Setamat dari SMEA aku bermaksud melanjutkan ke UNS (Universitas Negri 11 Maret Surakarta) karena hanya berjarak 60 kilometer saja dari rumah, namun ternyata aku terlambat mendaftar. Dengan rasa kecewa aku mencoba mendaftar ke tempat lain, tujuanku adalah ke UNEJ (Universitas Negri Jember). Bapak mengantarku hingga ke Surabaya, tidur semalam di rumah Om Rianto sepupu bapak yang menjadi camat Rungkut. Esok harinya aku berangkat ke Jember. Alhamdulillah aku masih bisa mendaftar dan mengikuti tes masuk Fakultas Sosial Politik. Sayang aku tidak pernah mendapat surat panggilan dari Rektor.

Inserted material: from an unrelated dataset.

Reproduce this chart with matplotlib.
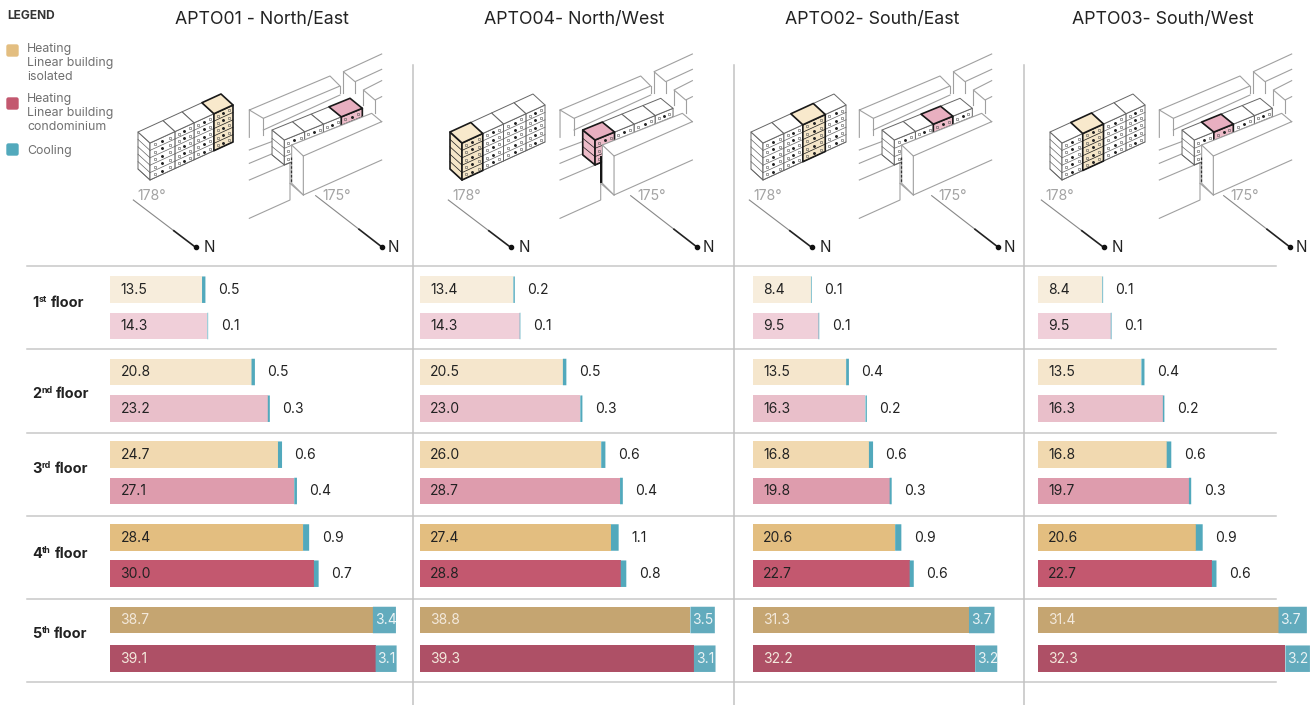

Ada hal yang tak terlupakan ketika beberapa hari aku tinggal di Jember. Di sana aku menyewa sebuah kamar milik pedagang warung nasi bersama seorang tunanetra yang mencari nafkah dengan berkeliling menjual sulak (pembersih debu dari bulu ayam). Karena bekal uangku yang menipis aku sempat beberapa hari hanya makan tapai singkong dan diberi uang oleh sahabat tunanetra budiman tersebut. Inilah pelajaran berharga yang kudapat dari Jember.

Gaya Nusantara

Tempat favoritku selama di Jember adalah serambi mesjid agung yang baru (ada dua mesjid agung di Jember : bangunan lama dan baru). Dari serambi mesjid aku bisa melihat alun-alun kota dan kendaraan yang berlalu lalang. Di tempat ini pulalah aku berkenalan dengan apa yang dinamakan kaum homoseksual. Suatu ketika seusai shalat Jumat aku duduk di teras mesjid, dan kulihat serombongan jemaah yang sebagai dari mereka berganti busana yang menyiratkan feminisme dan menggunakan rias perempuan. Aku sungguh terkejut tapi tak berlangsung lama karena mereka kemudian mendekatiku, mencoba merayu dan bahkan menawariku narkoba. Dari mereka aku tahu bahwa di Jember dan sekitarnya cukup banyak kaum gay . Aku mencoba mengelak dan mencari alasan untuk menghindar dari rayuan mereka. Malam hari ketika aku makan di warung mereka datang mencoba mendekatiku kembali, aku cepat-cepat menyelesaikan makan malamku dan kabur… belakangan hari aku tahu bahwa kaum homoseksual menghimpun diri dalam organisasi Gaya Nusantara yang diketuai Dr Dede Oetomo dosen FISIP Universitas Airlangga. Gaya Nusantara bermarkas di Banyuwangi, di sebelah timur Jember.